Philadelphia Weekly, one of the city’s most venerable leftist “alternative” newsweeklies, has rocked the local journalism scene with its announcement that, starting next year, it will provide Philly readers with a different kind of alternative: it will change its editorial outlook from hard-liberal to conservative. The news that PW’s chairman and publisher, Dan McDonough, Jr., was doing a 180-degree reversal of its editorial direction struck most Philadelphians as a fantasy straight out of The Onion. I received several emails from fellow journalists, asking, “Is this real?”

Philadelphia’s once-plentiful field of newsweeklies has shrunk in recent years. In the 1970s, there was The Distant Drummer, the city’s only alternative newspaper, which featured writers like Timothy Leary and Ira Einhorn, the self-proclaimed countercultural guru who achieved notoriety after murdering girlfriend Holly Maddux and stuffing her body in a trunk in his West Philadelphia apartment.

The Welcomat began as a forum for diverse viewpoints in 1971. Readers engaged in editorial wars in the Letters to the Editor section, especially during the AIDS epidemic, when ACT UP raided the paper’s offices and demanded that the freelancer responsible for a “bigoted” article be fired. The paper balanced conservative and liberal views. Readers understood and accepted that they would occasionally be “offended.” This arrangement came to an abrupt halt when a new editor, on the job for barely a week, got the boot. I worked as a staffer at the time and recall the dazed reactions in the newsroom. Philadelphia’s most famous newsweekly then acquired a new name: The Philadelphia Weekly.

During the 1990s, only the Philadelphia City Paper gave PW a run for its money. The two weeklies were similar in scope and outlook, both politically progressive in a town where there were no mass shootings, no riots or lootings, and no massive Parkway homeless encampments. Political squabbling amounted to which style of Democratic mayor or governor you liked best, occasional controversial Supreme Court decisions, obligatory interviews with Republican candidates for city council, or recaps of the 1985 MOVE bombing debacle. Juicy personals ads in the back of both papers kept readers switching from one to another as if tasting two different flavors of ice cream.

When the City Paper folded in 2015, PW rushed to fill in the gap. Other newsweeklies remained, like the Weekly Press (now The Free Press), The Jewish Exponent, and The South Philadelphia Review, but these publications lacked PW’s draw. In recent years, PW’s cover stories and columns have pushed wokeness so aggressively that the paper sometimes resembled an Antifa broadside. Writers branded “conservative” found it hard to get published there. Ironically, PW was no longer an alternative weekly in the sense of being different from any other newspaper in the city, because its views mirrored many of the left-wing arguments found in The Philadelphia Inquirer and elsewhere. PW just pushed harder.
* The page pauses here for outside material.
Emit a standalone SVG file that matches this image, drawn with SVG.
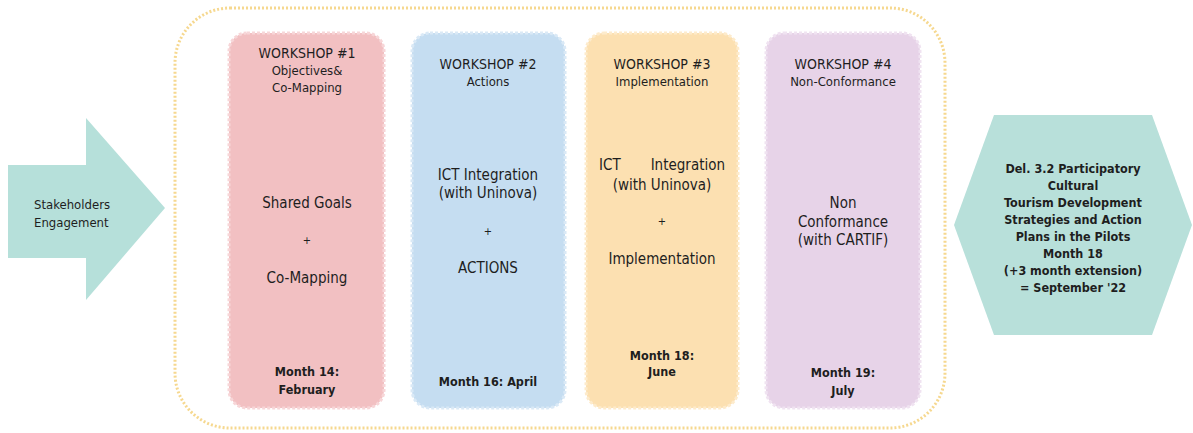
<svg xmlns="http://www.w3.org/2000/svg" width="1193" height="433" viewBox="0 0 1193 433">
  <style>
    text { font-family: "DejaVu Sans Condensed", "DejaVu Sans", sans-serif; fill: #1e1e1e; text-anchor: middle; }
    .head { font-size: 14px; }
    .sub { font-size: 13px; }
    .plus { font-size: 11px; }
    .mid { font-size: 15px; }
    .month { font-size: 12.5px; font-weight: bold; }
    .small { font-size: 13px; }
    .del { font-size: 12.5px; font-weight: bold; }
    .frame { fill: none; stroke: #F6D88F; stroke-width: 3; stroke-dasharray: 2 2; }
    .ws { stroke-width: 3; stroke-dasharray: 3 2; }
  </style>

  <!-- outer frame around the workshops -->
  <rect class="frame" x="175" y="8" width="770" height="420" rx="55" ry="55"/>

  <!-- entry arrow -->
  <g id="stakeholders">
    <polygon points="8,165 86,165 86,118 165,208 86,300 86,258 8,258" fill="#B6E0DA"/>
    <text class="small" x="34" y="209" style="text-anchor:start">Stakeholders</text>
    <text class="small" x="34" y="227" style="text-anchor:start">Engagement</text>
  </g>

  <!-- workshop 1 -->
  <g id="workshop1">
    <rect class="ws" x="229" y="33" width="155" height="375" rx="18" fill="#F2C0C2" stroke="#F7D6D8"/>
    <text class="head" x="307" y="58">WORKSHOP #1</text>
    <text class="sub" x="307" y="75">Objectives&amp;</text>
    <text class="sub" x="307" y="92">Co-Mapping</text>
    <text class="mid" x="307" y="208">Shared Goals</text>
    <text class="plus" x="307" y="244">+</text>
    <text class="mid" x="307" y="283">Co-Mapping</text>
    <text class="month" x="307" y="376">Month 14:</text>
    <text class="month" x="307" y="394">February</text>
  </g>

  <!-- workshop 2 -->
  <g id="workshop2">
    <rect class="ws" x="412" y="33" width="153" height="375" rx="18" fill="#C5DDF1" stroke="#DAE9F6"/>
    <text class="head" x="488" y="69">WORKSHOP #2</text>
    <text class="sub" x="488" y="86">Actions</text>
    <text class="mid" x="488" y="180">ICT Integration</text>
    <text class="mid" x="488" y="198">(with Uninova)</text>
    <text class="plus" x="488" y="235">+</text>
    <text class="mid" x="488" y="273">ACTIONS</text>
    <text class="month" x="488" y="386">Month 16: April</text>
  </g>

  <!-- workshop 3 -->
  <g id="workshop3">
    <rect class="ws" x="586" y="33" width="152" height="375" rx="18" fill="#FCE0B1" stroke="#FDEBCC"/>
    <text class="head" x="662" y="69">WORKSHOP #3</text>
    <text class="sub" x="662" y="86">Implementation</text>
    <text class="mid" x="599" y="170" style="text-anchor:start">ICT</text>
    <text class="mid" x="725" y="170" style="text-anchor:end">Integration</text>
    <text class="mid" x="662" y="190">(with Uninova)</text>
    <text class="plus" x="662" y="225">+</text>
    <text class="mid" x="662" y="264">Implementation</text>
    <text class="month" x="662" y="360">Month 18:</text>
    <text class="month" x="662" y="376">June</text>
  </g>

  <!-- workshop 4 -->
  <g id="workshop4">
    <rect class="ws" x="766" y="33" width="154" height="375" rx="18" fill="#E7D3E8" stroke="#F0E3F1"/>
    <text class="head" x="843" y="69">WORKSHOP #4</text>
    <text class="sub" x="843" y="86">Non-Conformance</text>
    <text class="mid" x="843" y="208">Non</text>
    <text class="mid" x="843" y="227">Conformance</text>
    <text class="mid" x="843" y="245">(with CARTIF)</text>
    <text class="month" x="843" y="377">Month 19:</text>
    <text class="month" x="843" y="395">July</text>
  </g>

  <!-- deliverable -->
  <g id="deliverable">
    <polygon points="994,115 1152,115 1192,225 1152,335 994,335 954,225" fill="#B8E0DA"/>
    <text class="del" x="1073" y="173">Del. 3.2 Participatory</text>
    <text class="del" x="1073" y="190">Cultural</text>
    <text class="del" x="1073" y="207">Tourism Development</text>
    <text class="del" x="1073" y="224">Strategies and Action</text>
    <text class="del" x="1073" y="241">Plans in the Pilots</text>
    <text class="del" x="1073" y="258">Month 18</text>
    <text class="del" x="1073" y="275">(+3 month extension)</text>
    <text class="del" x="1073" y="292">= September '22</text>
  </g>
</svg>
“We have always been the alternative voice in Philadelphia,” says McDonough now, regarding his decision to rebrand the paper. “That audience has changed over the years, and, in 2020, conservatives and people who are angry and fed up with an inept city government don’t really have a voice here. To continue our mission, we had to change.” PW’s chief revenue officer, Ed Lynes, told Philadelphia Magazine that, in the city, it is “conservatives who no longer have a voice. If you oppose a socialist and intrusive government, your views are rejected by the city’s mainstream media.”

In a city where Candace Owens can’t even eat in a restaurant without being hounded by protesters, how will a left-to-right-wing conversion work for the king of radical newsweeklies? McDonough says that his team has received lots of pushback on social media but that many are “stepping forward indicating they would support such a move.” Its Kickstarter campaign “has gained a lot of traction.” The new PW will remain focused on Philadelphia issues. “We have no interest in covering the White House or Congress,” McDonough says.

It’s expected that PW will make the transition by the end of 2020—becoming the first large urban newsweekly in the nation to attempt such a change. McDonough doesn’t know of any other weekly considering a similar move, but if the change proves successful, “perhaps others will do something similar.”